Now that RAN (Radio Access Network) rel.0 specs start to take shape it was time to verify practically that low spec hardware could deliver enough processing power and, especially, accuracy to implement the proposed specs.
The first aspect that I decided to tackle, since it appears to be the most critical, is that of time offset (Toff). Toff is a measure of how far into the assigned time slot (or out of it) a node is transmitting. This has implications also on the receiving since the node needs to wake up at the correct time in order to be able to catch messages destined to it.
Toff, just to recall from the RAN.0 specs, is a value that expresses ho many mS off the center of the assigned slot is the start of a message. A value of Toff between +/-50mS yields an ACK of the message while values outside that range will cause a NACK. In open loop control there is no such feedback and the node just compensates for timing changes it knows about and re-syncs to the BCH if it gets a NACK (or often re-syncs enough to avoid NACKs). In closed loop mode the AP is reporting Toff at every ACK/NACK so the node can adjust its timers.
The target processor for this testing was an ATMega 168.
I first tested an open loop control of Toff purely based on the node compensating the errors in the sleep duration and the variations of the duration of the transmit phase. Variations of transmit phase duration can be easily compensated as during the active phase the MCU is running on a relatively stable crystal clock, so internal timers can be used to gauge the phase duration. The problem comes with the sleep phase. First of all internal timers are not running, so we have no idea of how long we have been sleeping and, secondly, even if they did the only variation in sleep time is due to clock accuracy, so that cannot be corrected using timers that are run by the clock itself.

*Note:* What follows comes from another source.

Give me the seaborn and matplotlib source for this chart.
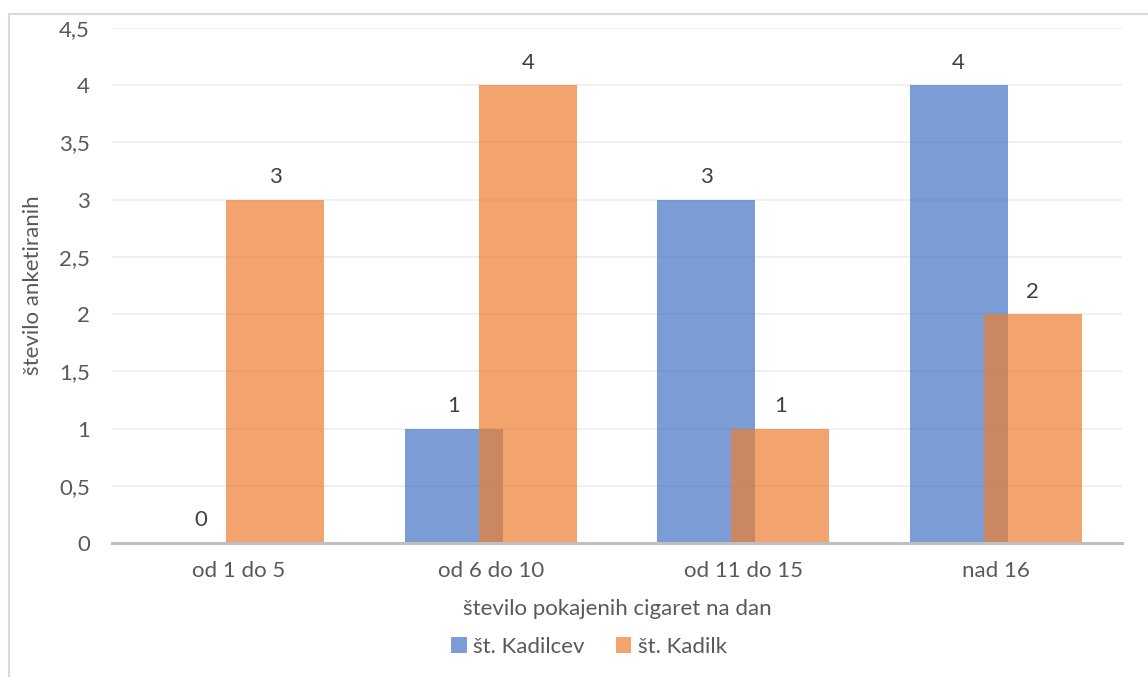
import matplotlib
matplotlib.use("Agg")
import matplotlib.pyplot as plt
from matplotlib.lines import Line2D
import seaborn as sns
import pandas as pd

# Data
categories = ["od 1 do 5", "od 6 do 10", "od 11 do 15", "nad 16"]
kadilci = [0, 1, 3, 4]
kadilke = [3, 4, 1, 2]
series_names = ["št. Kadilcev", "št. Kadilk"]
y_ticks = [0, 0.5, 1, 1.5, 2, 2.5, 3, 3.5, 4, 4.5]
x_title = "število pokajenih cigaret na dan"
y_title = "število anketiranih"

df = pd.DataFrame({
    "kategorija": categories * 2,
    "vrednost": kadilci + kadilke,
    "skupina": [series_names[0]] * len(categories) + [series_names[1]] * len(categories),
})

sns.set_theme(style="white")
plt.rcParams["font.family"] = ["Lato", "DejaVu Sans"]
text_gray = "#595959"
fs = 16

fig = plt.figure(figsize=(11.48, 6.77), dpi=100)
ax = fig.add_axes([112 / 1148, 1 - 543 / 677, 1010 / 1148, 515 / 677])

sns.barplot(
    data=df, x="kategorija", y="vrednost", hue="skupina",
    palette=["#4472C4", "#ED7D31"], width=0.776, alpha=0.7,
    saturation=1, ax=ax, linewidth=0,
)

# pull the two series together so the bars overlap
shift = 0.194 - 0.147
for i, cont in enumerate(ax.containers):
    d = shift if i == 0 else -shift
    for bar in cont:
        bar.set_x(bar.get_x() + d)
    ax.bar_label(cont, fmt="%g", padding=9, fontsize=fs, color="#404040")

ax.set_ylim(0, 4.5)
ax.set_xlim(-0.5, len(categories) - 0.5)
ax.set_yticks(y_ticks)
ax.set_yticklabels([f"{v:g}".replace(".", ",") for v in y_ticks])
ax.tick_params(axis="y", length=0, pad=16, labelsize=fs, labelcolor=text_gray)
ax.tick_params(axis="x", length=0, pad=13, labelsize=fs, labelcolor=text_gray)

ax.yaxis.grid(True, color="#EDEDED", linewidth=1.2)
ax.set_axisbelow(True)
for s in ["top", "right", "left"]:
    ax.spines[s].set_visible(False)
ax.spines["bottom"].set_color("#BFBFBF")
ax.spines["bottom"].set_linewidth(2.2)

ax.set_xlabel(x_title, fontsize=fs, color=text_gray)
ax.xaxis.set_label_coords(0.5, (1 - 609 / 677 - (1 - 543 / 677)) / (515 / 677))
ax.xaxis.label.set_va("center")
ax.set_ylabel(y_title, fontsize=fs, color=text_gray)
ax.yaxis.set_label_coords((33 - 112) / 1010, 0.5)
ax.yaxis.label.set_va("center")

sns.move_legend(
    ax, "center", bbox_to_anchor=(589 / 1148, 1 - 647 / 677),
    bbox_transform=fig.transFigure, ncol=2, frameon=False, title=None,
    fontsize=fs, handlelength=0.7, handleheight=0.7, handletextpad=0.3,
    columnspacing=1.4, labelcolor=text_gray,
)

# chart frame (left and top edges)
frame_kw = dict(transform=fig.transFigure, color="#D9D9D9", linewidth=1.5)
fig.add_artist(Line2D([8.5 / 1148, 8.5 / 1148], [0, 1 - 13.5 / 677], **frame_kw))
fig.add_artist(Line2D([8.5 / 1148, 1], [1 - 13.5 / 677, 1 - 13.5 / 677], **frame_kw))

fig.savefig("out.png", dpi=100, facecolor="white")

To test the open loop Toff control I manually first calibrated the sleep cycle to compensate for error in the sleep phase duration. This would, eventually, be feasible also in production by having an automated calibration phase. At a constant room temperature all is good with this method. Issues though come, as I suspected, with temperature variations. When the ATMega is in power down mode it only runs an internal 168KHz RC oscillator which, due to the fact it is an RC oscillator, is very susceptible to temperature drift. In fact warming up the node gently just a 10-15 degrees sent the sync all over the place. The node would recover sync only by re-syncing to the BCH but with just 15 degrees temperature change the original calibration value was so much off that re-sync to the BCH would be needed every few seconds. It could be possible to keep the Toff control in open loop probably for a system that is never in sleep mode, such as a node powered from the grid, in this case the node would be much more stable in temperature and re-sync to the BCH could be afforded at any time. For a node that makes use of sleep temperature changes would require it to probably re-sync with the BCH at every transmission/reception which, in some cases, might even be acceptable but would surely take a toll on battery usage.
I then moved forward to test the closed loop alternative which, as could be expected, proved to be much more stable for a large temperature range. Sudden temperature changes will still cause a single message to get out of the slot and being rejected but after that following messages will be in sync. So closed loop control of Toff is a viable way of keeping low power nodes in sync with the network.
Based on the results of these trials I will propose to mandate closed loop Toff control already in release 0 of iotp2p RAN, leaving eventually open the possibility for the nodes to ignore Toff reports if they wish, and can afford, to re-sync with the BCH at every frame.